I don't know what to do and I wish I could just see him and know exactly what choice I should make, but until then, I guess I'll be going in circles.

Just Life I Guess.....

I'm not interested in being a Plan B for anyone. I want to be the one and only.
I want the fairy tale, although I know it probably won't happen, I at least want someone to try to make my dreams come true.

I'm a good woman and I deserve a good man. Someone who only has eyes for me. Someone who will take it slow and wait until I'm ready.

OMG....
As I have been sitting here thinking and watching Lifetime movies, I think I've had an epiphany. I can't stop thinking about him when we're not talking.....
But then I sometimes have to question myself and ask who is HIM? Which brings me right back to where I started.... in a total state of confusion.

Right when I think I have everything figured out, another issue comes up.

Are things supposed to be this challenging?
Am I supposed to question myself?

I thought when this time came around I would just know.... but I don't.

Maybe I'm not ready......

Happiness


We all want happiness. We want someone who will understand us and be that confidant when we need them. We want someone who understands our corny jokes and someone who can finish our sentences. Someone we can grow with.

Someone who can't live without us, and we can't live without them.

Until we meet that person, there's no reason for being with someone who can live without us and be just fine. I want someone who can't wait to see me when they get off work or can't wait until they have a free moment just to hear my voice on the phone.

I want someone who wants to spend the rest of their life with me. I want someone who wants to have a family with me, someone who will work hard to provide for their family.

Someone to be happy with.

Wednesday, December 15, 2010

Looking for Something


I woke up looking for something, but never found it, and I don't know if I ever will.

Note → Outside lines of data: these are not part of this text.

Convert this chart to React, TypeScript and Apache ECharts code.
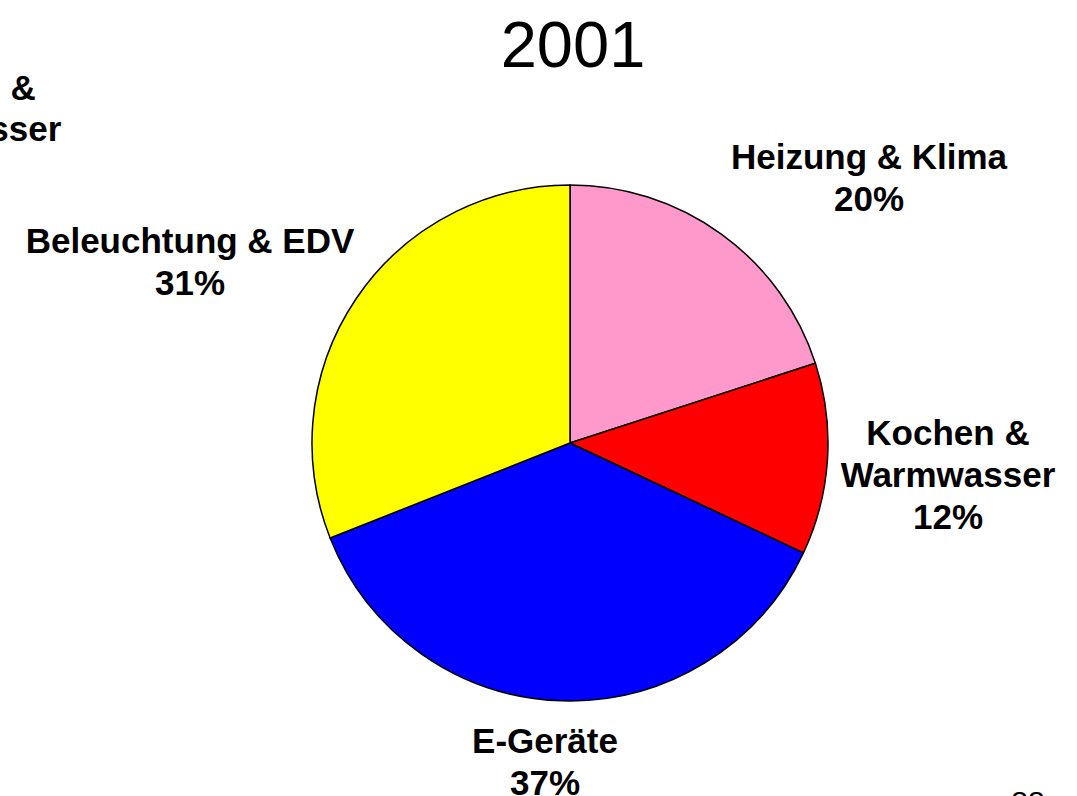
import React, { useEffect, useRef } from "react";
import * as echarts from "echarts";

const title = "2001";
const categories = ["Heizung & Klima", "Kochen &\nWarmwasser", "E-Geräte", "Beleuchtung & EDV"];
const values = [20, 12, 37, 31];
const colors = ["#FF99CC", "#FF0000", "#0000FF", "#FFFF00"];
const labelPos = [
  [869, 177],
  [948, 474],
  [545, 761],
  [190, 261],
];
const strayLabel = "Kochen &\nWarmwasser";
const pageNumber = "88";

const FONT = 'Arial, "Liberation Sans", Helvetica, sans-serif';
const LABEL_SIZE = 35;

export default function App() {
  const ref = useRef<HTMLDivElement>(null);
  useEffect(() => {
    document.body.style.margin = "0";
    const chart = echarts.init(ref.current!, null, { renderer: "svg" });
    chart.setOption({
      animation: false,
      backgroundColor: "#ffffff",
      title: {
        text: title,
        left: 568,
        top: 39,
        textAlign: "center",
        textVerticalAlign: "middle",
        textStyle: { fontFamily: FONT, fontSize: 65, fontWeight: "normal", color: "#000" },
      },
      graphic: [
        {
          type: "text",
          x: -46,
          y: 108,
          style: {
            text: strayLabel,
            fontFamily: FONT,
            fontSize: LABEL_SIZE,
            fontWeight: "bold",
            lineHeight: 41,
            align: "center",
            verticalAlign: "middle",
            fill: "#000",
          },
        },
        {
          type: "text",
          x: 1028,
          y: 786,
          style: {
            text: pageNumber,
            fontFamily: FONT,
            fontSize: 30,
            align: "center",
            verticalAlign: "top",
            fill: "#000",
          },
        },
      ],
      series: [
        {
          type: "pie",
          center: [570, 443],
          radius: 258,
          startAngle: 90,
          clockwise: true,
          data: categories.map((c, i) => ({
            name: c,
            value: values[i],
            itemStyle: { color: colors[i] },
          })),
          itemStyle: { borderColor: "#000", borderWidth: 1.5 },
          emphasis: { disabled: true },
          label: {
            show: true,
            formatter: (p: any) => `${p.name}\n${p.value}%`,
            fontFamily: FONT,
            fontSize: LABEL_SIZE,
            fontWeight: "bold",
            lineHeight: 42,
            color: "#000",
            align: "center",
            overflow: "none",
            width: 400,
          },
          labelLine: { show: false },
          labelLayout: (p: any) => ({
            x: labelPos[p.dataIndex][0],
            y: labelPos[p.dataIndex][1],
            align: "center",
            verticalAlign: "middle",
          }),
        },
      ],
    });
    return () => chart.dispose();
  }, []);
  return <div ref={ref} style={{ width: 1077, height: 796 }} />;
}
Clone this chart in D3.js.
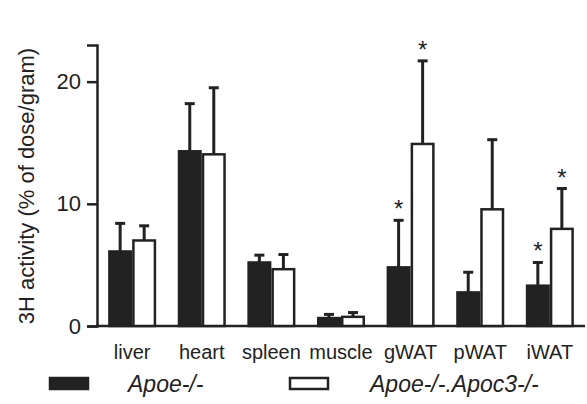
<!DOCTYPE html>
<html>
<head>
<meta charset="utf-8">
<title>3H activity</title>
<script src="https://d3js.org/d3.v7.min.js"></script>
<style>
  body { margin: 0; background: #fff; }
  text { font-family: "Liberation Sans", Arial, sans-serif; fill: #222; }
</style>
</head>
<body>
<svg id="chart" width="587" height="404"></svg>
<script>
// tissues and values (% of dose/gram)
var tissues = ["liver", "heart", "spleen", "muscle", "gWAT", "pWAT", "iWAT"];
var apoeMean = [6.1, 14.3, 5.2, 0.65, 4.8, 2.75, 3.3];
var apoeErr  = [2.3, 3.9, 0.6, 0.3, 3.85, 1.65, 1.9];
var dkoMean  = [7.0, 14.05, 4.65, 0.75, 14.9, 9.55, 7.95];
var dkoErr   = [1.2, 5.45, 1.2, 0.35, 6.8, 5.7, 3.3];
var apoeStar = [false, false, false, false, true, false, true];
var dkoStar  = [false, false, false, false, true, false, true];
var yTicks = [0, 10, 20];
var seriesNames = ["Apoe-/-", "Apoe-/-.Apoc3-/-"];

var svg = d3.select("#chart");

var x = d3.scaleBand()
  .domain(tissues)
  .range([97, 585])
  .paddingInner(0.31)
  .paddingOuter(0.16);

var xSub = d3.scaleBand()
  .domain([0, 1])
  .range([0, x.bandwidth()]);

var y = d3.scaleLinear()
  .domain([0, 23])
  .range([326, 45]);

// y axis
var yAxis = svg.append("g")
  .attr("transform", "translate(97,0)")
  .call(d3.axisLeft(y).tickValues(yTicks).tickSize(10).tickPadding(6));
yAxis.select(".domain").attr("stroke", "#222").attr("stroke-width", 2.5);
yAxis.selectAll(".tick line").attr("stroke", "#222").attr("stroke-width", 2.5);
yAxis.selectAll(".tick text").attr("font-size", 22).attr("fill", "#222")
  .style("font-family", "'Liberation Sans', Arial, sans-serif");

// x baseline
svg.append("line")
  .attr("x1", 96).attr("x2", 585)
  .attr("y1", y(0)).attr("y2", y(0))
  .attr("stroke", "#222").attr("stroke-width", 2.5);

// x labels
svg.append("g").selectAll("text")
  .data(tissues)
  .join("text")
  .attr("x", d => x(d) + x.bandwidth() / 2)
  .attr("y", 359)
  .attr("text-anchor", "middle")
  .attr("font-size", 20)
  .text(d => d);

// y label
svg.append("text")
  .attr("transform", "translate(34,186) rotate(-90)")
  .attr("text-anchor", "middle")
  .attr("font-size", 22)
  .text("3H activity (% of dose/gram)");

var groups = [
  {mean: apoeMean, err: apoeErr, star: apoeStar, fill: "#222"},
  {mean: dkoMean, err: dkoErr, star: dkoStar, fill: "#fff"}
];

groups.forEach(function(g, gi) {
  var layer = svg.append("g");
  tissues.forEach(function(t, i) {
    var bx = x(t) + xSub(gi);
    var bw = xSub.bandwidth();
    var cx = bx + bw / 2;
    var top = y(g.mean[i] + g.err[i]);
    // error bar
    layer.append("line")
      .attr("x1", cx).attr("x2", cx)
      .attr("y1", y(g.mean[i])).attr("y2", top)
      .attr("stroke", "#222").attr("stroke-width", 3);
    layer.append("line")
      .attr("x1", cx - 5).attr("x2", cx + 5)
      .attr("y1", top).attr("y2", top)
      .attr("stroke", "#222").attr("stroke-width", 3);
    // bar
    layer.append("rect")
      .attr("x", bx + 1.25)
      .attr("y", y(g.mean[i]))
      .attr("width", bw - 2.5)
      .attr("height", y(0) - y(g.mean[i]))
      .attr("fill", g.fill)
      .attr("stroke", "#222")
      .attr("stroke-width", 2.5);
    if (g.star[i]) {
      layer.append("text")
        .attr("x", cx)
        .attr("y", top - 3)
        .attr("text-anchor", "middle")
        .attr("font-size", 24)
        .text("*");
    }
  });
});

// legend
var legend = svg.append("g");
var legX = [50, 290];
var legTextX = [128, 370];
seriesNames.forEach(function(name, i) {
  legend.append("rect")
    .attr("x", legX[i]).attr("y", 378)
    .attr("width", 38).attr("height", 11)
    .attr("fill", groups[i].fill)
    .attr("stroke", "#222").attr("stroke-width", 2.5);
  legend.append("text")
    .attr("x", legTextX[i]).attr("y", 392)
    .attr("font-size", 23)
    .attr("font-style", "italic")
    .text(name);
});
</script>
</body>
</html>
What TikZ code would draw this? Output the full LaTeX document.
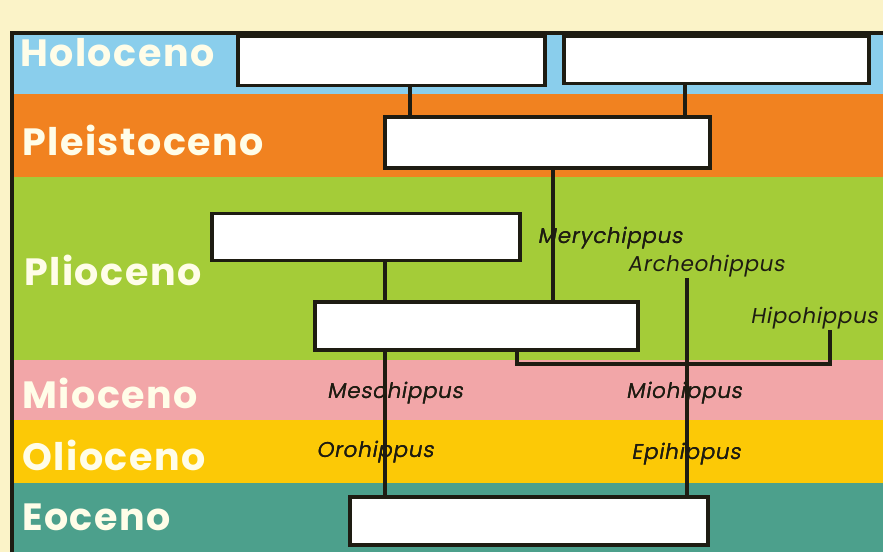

I've met people who spoke a good game, but never backed it up with their actions.
Maybe this is the exception, maybe not, but I don't want to walk away, because that's what he's expecting. But do I put my heart in limbo, waiting for things to get better?

I don't know what to do sometimes in this situation. It's so different than the others.
I just want to take it slow, so that my heart isn't shattered.

I want to give my all, but I don't know if that will be enough.
But what if I do give my all and get nothing in return.
But what if I'm the one making the sacrifices and the changing, and they remain the same?

I don't know, hopefully the situation will be cleared up soon.
Just waiting for the leadership by God.